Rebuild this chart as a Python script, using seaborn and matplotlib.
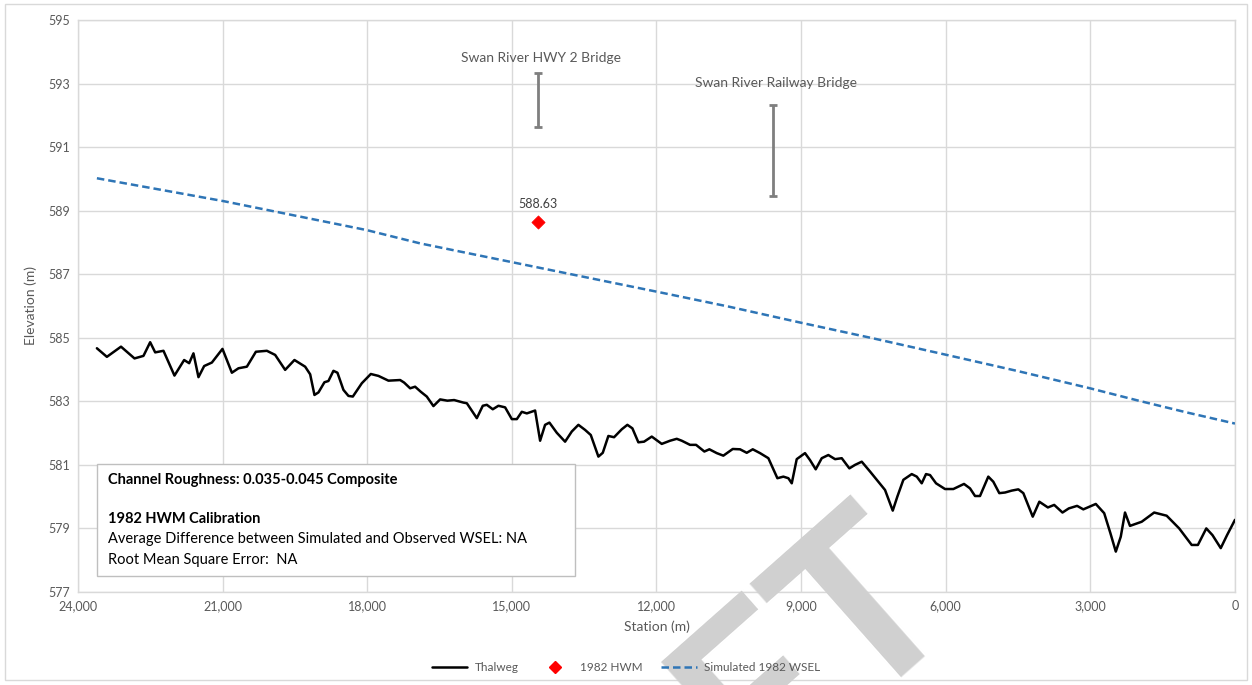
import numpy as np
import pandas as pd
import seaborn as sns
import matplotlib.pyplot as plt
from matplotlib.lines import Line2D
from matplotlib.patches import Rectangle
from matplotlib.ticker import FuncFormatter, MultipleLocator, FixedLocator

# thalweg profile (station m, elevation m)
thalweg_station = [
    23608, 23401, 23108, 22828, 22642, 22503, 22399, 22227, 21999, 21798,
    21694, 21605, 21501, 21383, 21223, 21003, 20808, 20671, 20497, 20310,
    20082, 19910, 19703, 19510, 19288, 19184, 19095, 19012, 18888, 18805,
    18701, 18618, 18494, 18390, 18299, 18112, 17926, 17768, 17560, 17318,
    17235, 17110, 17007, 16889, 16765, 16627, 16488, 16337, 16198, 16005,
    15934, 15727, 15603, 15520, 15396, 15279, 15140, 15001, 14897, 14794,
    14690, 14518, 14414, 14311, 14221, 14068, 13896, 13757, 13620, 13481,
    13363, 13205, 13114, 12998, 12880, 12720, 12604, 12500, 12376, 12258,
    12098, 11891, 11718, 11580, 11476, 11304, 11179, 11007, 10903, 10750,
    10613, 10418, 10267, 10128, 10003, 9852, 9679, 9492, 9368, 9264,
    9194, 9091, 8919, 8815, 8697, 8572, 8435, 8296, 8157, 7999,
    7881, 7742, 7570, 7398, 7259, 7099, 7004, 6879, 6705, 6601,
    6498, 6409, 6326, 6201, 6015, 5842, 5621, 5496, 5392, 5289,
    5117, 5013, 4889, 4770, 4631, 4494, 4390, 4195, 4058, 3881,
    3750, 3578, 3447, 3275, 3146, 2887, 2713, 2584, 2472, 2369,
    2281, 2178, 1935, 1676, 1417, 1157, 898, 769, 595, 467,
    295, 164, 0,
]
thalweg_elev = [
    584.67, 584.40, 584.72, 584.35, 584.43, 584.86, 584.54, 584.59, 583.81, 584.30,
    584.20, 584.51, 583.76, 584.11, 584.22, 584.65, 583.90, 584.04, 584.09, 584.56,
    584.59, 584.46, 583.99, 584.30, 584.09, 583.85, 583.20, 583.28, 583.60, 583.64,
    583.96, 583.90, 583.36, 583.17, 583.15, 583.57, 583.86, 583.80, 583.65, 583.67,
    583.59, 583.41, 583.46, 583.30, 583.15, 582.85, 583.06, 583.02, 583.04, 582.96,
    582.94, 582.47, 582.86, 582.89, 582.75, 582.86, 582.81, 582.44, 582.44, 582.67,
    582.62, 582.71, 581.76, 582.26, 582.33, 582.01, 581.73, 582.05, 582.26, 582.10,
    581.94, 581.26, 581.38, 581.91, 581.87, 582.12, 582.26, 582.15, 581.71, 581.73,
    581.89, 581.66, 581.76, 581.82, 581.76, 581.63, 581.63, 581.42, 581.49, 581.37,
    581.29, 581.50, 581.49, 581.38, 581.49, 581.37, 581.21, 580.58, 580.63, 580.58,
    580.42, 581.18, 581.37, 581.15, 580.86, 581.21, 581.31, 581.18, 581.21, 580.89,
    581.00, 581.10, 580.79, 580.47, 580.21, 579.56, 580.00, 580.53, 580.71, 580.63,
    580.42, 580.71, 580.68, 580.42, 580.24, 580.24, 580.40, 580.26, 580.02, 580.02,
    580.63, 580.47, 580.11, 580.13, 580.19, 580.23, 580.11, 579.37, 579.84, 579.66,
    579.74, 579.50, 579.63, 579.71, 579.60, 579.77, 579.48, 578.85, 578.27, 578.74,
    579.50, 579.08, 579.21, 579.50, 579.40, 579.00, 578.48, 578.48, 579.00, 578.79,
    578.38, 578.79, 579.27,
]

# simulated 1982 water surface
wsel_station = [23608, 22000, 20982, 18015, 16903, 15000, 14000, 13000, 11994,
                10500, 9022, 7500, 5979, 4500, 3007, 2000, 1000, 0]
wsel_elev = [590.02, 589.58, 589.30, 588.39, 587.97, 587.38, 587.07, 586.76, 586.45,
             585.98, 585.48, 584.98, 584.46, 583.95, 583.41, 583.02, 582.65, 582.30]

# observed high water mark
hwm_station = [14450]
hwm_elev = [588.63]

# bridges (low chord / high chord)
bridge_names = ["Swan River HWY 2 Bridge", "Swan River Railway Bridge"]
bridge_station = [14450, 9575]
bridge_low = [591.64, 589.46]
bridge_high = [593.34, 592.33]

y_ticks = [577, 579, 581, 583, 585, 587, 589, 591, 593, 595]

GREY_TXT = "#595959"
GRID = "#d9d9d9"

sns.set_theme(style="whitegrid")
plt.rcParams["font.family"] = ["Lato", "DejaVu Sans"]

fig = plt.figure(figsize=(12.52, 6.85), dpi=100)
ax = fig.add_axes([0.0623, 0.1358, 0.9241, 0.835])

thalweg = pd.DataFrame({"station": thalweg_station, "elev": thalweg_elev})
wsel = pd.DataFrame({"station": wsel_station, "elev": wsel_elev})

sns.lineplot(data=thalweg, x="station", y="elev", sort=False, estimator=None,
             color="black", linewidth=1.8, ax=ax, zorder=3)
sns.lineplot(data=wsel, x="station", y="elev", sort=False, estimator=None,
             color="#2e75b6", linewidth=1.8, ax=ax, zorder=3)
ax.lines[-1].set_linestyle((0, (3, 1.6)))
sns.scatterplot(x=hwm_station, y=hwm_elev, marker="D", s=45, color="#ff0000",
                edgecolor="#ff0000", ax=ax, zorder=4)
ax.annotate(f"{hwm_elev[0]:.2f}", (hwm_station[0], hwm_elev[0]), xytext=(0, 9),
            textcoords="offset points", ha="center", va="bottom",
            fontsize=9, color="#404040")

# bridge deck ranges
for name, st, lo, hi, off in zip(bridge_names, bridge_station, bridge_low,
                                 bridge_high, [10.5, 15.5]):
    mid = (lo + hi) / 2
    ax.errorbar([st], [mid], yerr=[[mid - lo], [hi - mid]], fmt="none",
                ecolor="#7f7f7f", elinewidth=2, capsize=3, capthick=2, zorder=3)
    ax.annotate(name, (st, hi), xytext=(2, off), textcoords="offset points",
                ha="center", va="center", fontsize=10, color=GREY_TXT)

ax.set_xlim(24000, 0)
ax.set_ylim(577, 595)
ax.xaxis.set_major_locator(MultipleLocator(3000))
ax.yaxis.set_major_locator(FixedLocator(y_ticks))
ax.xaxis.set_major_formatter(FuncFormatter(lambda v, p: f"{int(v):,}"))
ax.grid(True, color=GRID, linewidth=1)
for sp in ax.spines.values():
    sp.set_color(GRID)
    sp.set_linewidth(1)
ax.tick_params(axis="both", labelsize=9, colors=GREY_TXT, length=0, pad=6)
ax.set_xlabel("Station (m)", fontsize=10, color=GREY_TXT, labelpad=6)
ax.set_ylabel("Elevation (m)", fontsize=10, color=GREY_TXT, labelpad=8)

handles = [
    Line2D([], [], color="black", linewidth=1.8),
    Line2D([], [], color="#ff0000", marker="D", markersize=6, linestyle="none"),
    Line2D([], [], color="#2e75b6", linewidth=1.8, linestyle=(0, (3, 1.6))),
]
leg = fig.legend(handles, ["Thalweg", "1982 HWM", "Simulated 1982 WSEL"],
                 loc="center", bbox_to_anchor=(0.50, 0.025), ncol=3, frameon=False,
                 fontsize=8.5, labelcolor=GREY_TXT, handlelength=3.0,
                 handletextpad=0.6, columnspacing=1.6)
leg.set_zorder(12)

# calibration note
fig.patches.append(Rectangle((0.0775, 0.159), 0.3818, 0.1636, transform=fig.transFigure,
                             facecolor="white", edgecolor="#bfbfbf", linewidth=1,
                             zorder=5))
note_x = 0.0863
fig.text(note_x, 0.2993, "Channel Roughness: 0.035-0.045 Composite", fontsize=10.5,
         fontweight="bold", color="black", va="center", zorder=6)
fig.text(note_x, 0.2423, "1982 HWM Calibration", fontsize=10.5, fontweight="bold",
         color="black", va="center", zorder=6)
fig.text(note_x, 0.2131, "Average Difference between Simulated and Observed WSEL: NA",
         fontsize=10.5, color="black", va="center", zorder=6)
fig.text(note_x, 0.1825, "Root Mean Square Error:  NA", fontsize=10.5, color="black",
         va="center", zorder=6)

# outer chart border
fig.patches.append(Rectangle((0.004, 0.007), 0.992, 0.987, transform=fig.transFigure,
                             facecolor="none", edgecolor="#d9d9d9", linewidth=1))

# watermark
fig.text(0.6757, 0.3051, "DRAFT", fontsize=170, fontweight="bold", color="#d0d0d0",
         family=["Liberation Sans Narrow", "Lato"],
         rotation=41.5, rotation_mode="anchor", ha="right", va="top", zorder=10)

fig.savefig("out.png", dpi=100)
######
Write out an exact copy of the listing, first line through the line containing "from matplotlib.ticker import", with the pictures left out.

Rebuild this chart as a Python script, using seaborn and matplotlib.
import numpy as np
import pandas as pd
import seaborn as sns
import matplotlib.pyplot as plt
from matplotlib.lines import Line2D
from matplotlib.patches import Rectangle
from matplotlib.ticker import FuncFormatter, MultipleLocator, FixedLocator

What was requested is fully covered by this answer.